When I was a kid, my dreams were often filled with visions of cartoon characters of my favorite shows, make-believe adventures with my closest friends and my brother, fantasies of strange creatures and the ever familiar flying experience. I looked forward to sleep in my youth. Sure I had to contend with nightmares every once in awhile but, by and large, my dreams were a place of happiness.

As I grew up, life became complicated by my life-choices. Along the way, I think I lost that childhood innocence of dreaming. Oh I still dreamed, but the visions took on a materialistic turn. Where fantastic creatures and unbelievable companions once reigned, now desires for fancy houses, beautiful cars, stacks of money piles and 24/7 parties took over. The world’s influences rearranged then corrupted my fantasies.

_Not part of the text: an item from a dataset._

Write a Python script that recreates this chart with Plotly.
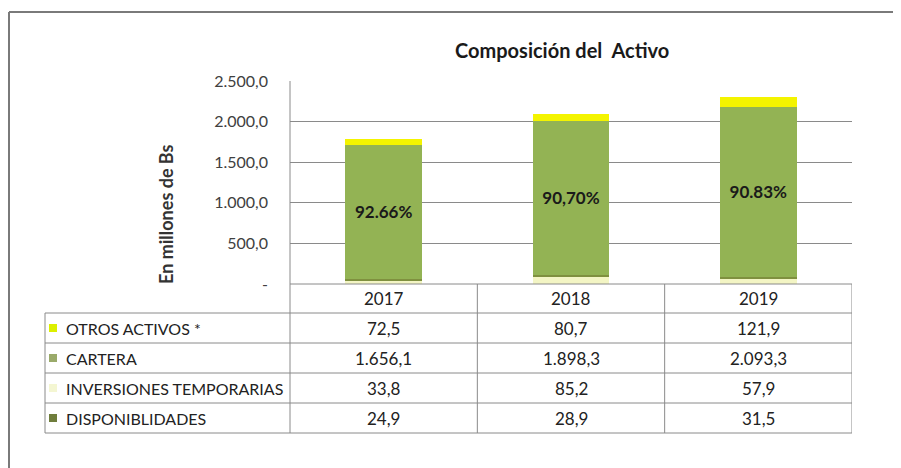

Lately, I miss the innocence of those fantastic dreams. Part of the beauty of writing Paraclete’s Promise, was the return to that make-believe world; bringing outlandish adventures to life through Timothy’s dreams was like revisiting an old friend. The cares of adulting, the pressures of professional performance; the worries of debt all seemed to melt away while journeying with Timothy. The dreams were once again whimsical and fun; frightening but wonderful at the same time. And I always seemed to awaken refreshed. Ready to take on a new day.

I think it’s time to revisit those dreams again. Set aside the worries and cares of the world for just a few hours of reality, in exchange for the timeless journeys of the fantastic. I want to remember what it’s like to dream amazing stories, and wake ready to share them with the world.